Here, the salt only needs to be sufficiently long to make the rainbow table huge enough that it can't be computed in a timely or efficient fashion. So, a salt that's only a single printable ASCII character in length is rather short and probably insufficient; an attacker could build a rainbow table of the top X most common passwords (taken from previous leaked password lists) with every possible character as a salt and then use this against a leaked DB.

On the other hand, a massive salt doesn't help much in this phase either. A salt of fifteen characters is more than sufficient to prevent a rainbow table from including all possible salts, so there's not much of a point in using something ridiculous like a 100-char salt.

But once the DB is leaked, assuming a rainbow table is not feasible, an attacker instead will swap over to brute-force attacks (usually trying dictionary lookups first to find the very weakest passwords, then doing other techniques like trying common words with letters replaced with 1337 digits, and so on). Here, the attacker knows the salt (by virtue of the DB being leaked) and so the most important factor is how fast the attacker can try potential passwords. This is where MD5 breaks, of course; it's far too fast. An attacker with virtually no funding can test billions of passwords per seconds (on a GPU), and so a large Bitcoin GPU farm could be repurposed to crack salted MD5'd passwords at an extremely scary rate.

In fact, the block size of MD5 is 512 bits (64 bytes), so all strings with less than 64 bytes should take about the same time to hash. Thus, even a 40-byte salt with MD5 won't affect password cracking rates until the passwords hit 20 characters long, and a password that long is rarely cracked anyway. Even a 64-byte salt would only make the hashing take about twice as long, and when you're testing billions of passwords per second anyways, twice as long doesn't sound like much. (Actually, if you prepend the salt to the password, I can think of an attack where only the partial blocks at the end of the salt affect the brute-force attempt, which would make the salt's length not affect the cracking rate at all.)
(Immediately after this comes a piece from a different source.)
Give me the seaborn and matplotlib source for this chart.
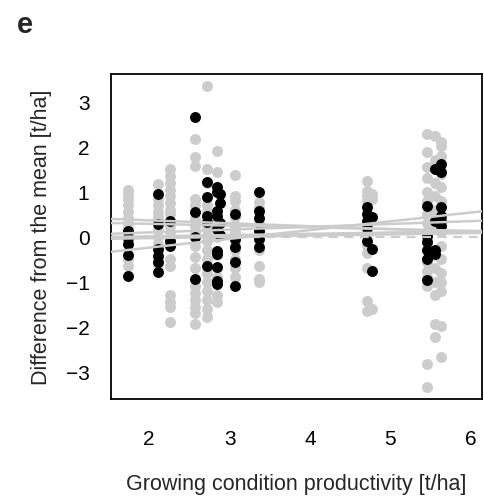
import pandas as pd
import matplotlib
matplotlib.use("Agg")
import matplotlib.pyplot as plt
import seaborn as sns

# Daten
# grau: alle Beobachtungen, schwarz: hervorgehobene Sorte
grey_x = ([1.74] * 12 + [2.11] * 11 + [2.26] * 16 + [2.57] * 17 + [2.72] * 16
          + [2.84] * 9 + [3.07] * 12 + [3.36] * 8 + [4.71] * 11 + [4.77] * 4
          + [5.46] * 17 + [5.55] * 12 + [5.63] * 15)
grey_y = [1.05, 0.95, 0.85, 0.7, 0.55, 0.42, 0.3, 0.2, 0.05, -0.15, -0.5, -0.65,
          1.18, 0.85, 0.7, 0.55, 0.45, 0.35, 0.15, 0.0, -0.15, -0.3, -0.6,
          1.5, 1.35, 1.2, 1.05, 0.9, 0.75, 0.6, 0.5, 0.25, 0.1, -0.5, -0.65, -1.3, -1.45, -1.55, -1.88,
          2.18, 1.78, 1.58, 0.84, 0.7, 0.4, 0.25, 0.1, -0.2, -0.45, -0.7, -1.1, -1.25, -1.4, -1.55, -1.7, -1.93,
          3.36, 1.51, 1.2, 0.7, 0.55, 0.2, 0.05, -0.1, -0.3, -0.5, -0.8, -1.0, -1.2, -1.4, -1.6, -1.78,
          1.91, 1.44, 0.3, 0.0, -0.4, -0.7, -0.9, -1.3, -1.45,
          1.38, 0.91, 0.8, 0.6, 0.45, 0.25, 0.1, -0.1, -0.3, -0.5, -0.7, -0.9,
          0.78, 0.65, 0.3, 0.15, -0.3, -0.64, -0.93, -1.0,
          1.24, 1.02, 0.9, 0.8, 0.3, 0.05, -0.2, -0.35, -0.7, -1.42, -1.64,
          0.95, 0.85, -0.75, -1.6,
          2.29, 1.89, 1.56, 1.3, 1.0, 0.8, 0.5, 0.3, 0.1, -0.1, -0.3, -0.55, -0.75, -0.9, -1.1, -2.82, -3.33,
          2.25, 1.7, 1.2, 0.9, 0.6, 0.2, -0.4, -0.7, -1.0, -1.3, -1.93, -2.22,
          2.12, 2.02, 1.8, 1.4, 1.1, 0.8, 0.5, 0.1, -0.2, -0.5, -0.8, -1.0, -1.2, -1.98, -2.67]

black_x = ([1.74] * 5 + [2.11] * 6 + [2.26] * 3 + [2.57] * 4 + [2.72] * 5
           + [2.84] * 10 + [2.88] * 4 + [3.07] * 5 + [3.36] * 6 + [4.71] * 5
           + [4.77] * 3 + [5.46] * 6 + [5.55] * 4 + [5.63] * 6)
black_y = [0.13, -0.02, -0.15, -0.4, -0.87,
           0.96, 0.29, -0.27, -0.42, -0.55, -0.78,
           0.36, -0.09, -0.2,
           2.67, 0.55, 0.0, -0.93,
           1.22, 0.89, 0.47, 0.33, -0.64,
           1.11, 1.0, 0.58, 0.47, 0.18, -0.31, -0.38, -0.67, -0.98, -1.04,
           0.96, 0.75, 0.3, 0.05,
           0.51, -0.04, -0.22, -0.56, -1.1,
           1.0, 0.58, 0.42, 0.13, -0.04, -0.22,
           0.67, 0.51, 0.35, 0.2, -0.09,
           0.45, -0.27, -0.76,
           0.69, 0.03, -0.12, -0.3, -0.49, -0.96,
           1.51, 0.36, -0.3, -0.38,
           1.62, 1.44, 0.67, 0.47, 0.36, 0.25]

# Regressionslinien: Werte am linken und rechten Rand
line_x = [1.525, 6.14]
line_start = [0.40, 0.31, 0.07, 0.0, -0.04, -0.33]
line_end = [0.10, 0.13, 0.36, 0.13, 0.09, 0.57]

x_ticks = [2, 3, 4, 5, 6]
y_ticks = [-3, -2, -1, 0, 1, 2, 3]

df_grey = pd.DataFrame({"x": grey_x, "y": grey_y})
df_black = pd.DataFrame({"x": black_x, "y": black_y})
rows = []
for i, (a, b) in enumerate(zip(line_start, line_end)):
    rows.append({"x": line_x[0], "y": a, "id": i})
    rows.append({"x": line_x[1], "y": b, "id": i})
df_lines = pd.DataFrame(rows)

sns.set_style("white")
plt.rcParams["font.family"] = ["Liberation Sans", "DejaVu Sans"]

grau = "#cccccc"

fig = plt.figure(figsize=(4.84, 5.02), dpi=100)
ax = fig.add_axes([111 / 484, 102 / 502, 371 / 484, 325 / 502])

sns.scatterplot(data=df_grey, x="x", y="y", color=grau, s=62, linewidth=0, ax=ax, zorder=2)
sns.scatterplot(data=df_black, x="x", y="y", color="black", s=62, linewidth=0, ax=ax, zorder=3)
sns.lineplot(data=df_lines, x="x", y="y", units="id", estimator=None, color=grau,
             linewidth=1.8, ax=ax, zorder=4)
ax.axhline(0, color=grau, linestyle=(0, (4, 3)), linewidth=1.6, zorder=4)

ax.set_xlim(line_x[0], line_x[1])
ax.set_ylim(-3.6, 3.62)
ax.set_xticks(x_ticks)
ax.set_yticks(y_ticks)
ax.tick_params(axis="both", direction="out", length=9.5, width=0.8, labelsize=15,
               color="black", labelcolor="black")
ax.tick_params(axis="x", pad=12)
ax.tick_params(axis="y", pad=6)
for s in ax.spines.values():
    s.set_color("black")
    s.set_linewidth(1.3)

ax.set_xlabel("Growing condition productivity [t/ha]", fontsize=15.5, labelpad=18)
ax.set_ylabel("Difference from the mean [t/ha]", fontsize=15.5, labelpad=10)

fig.text(0.035, 0.935, "e", fontsize=21, fontweight="bold")

fig.savefig("out.png", dpi=100)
So in sum, before the DB is leaked, the salt needs to have enough entropy to prevent pre-computing all possible salt values. Once the DB is leaked, the attacker doesn't much care about the salt length anymore because they know now all the salts used.


Thanks very much for the detailed explanation! That is very helpful - I think I understand the issue now, and hopefully other readers have a better understanding too.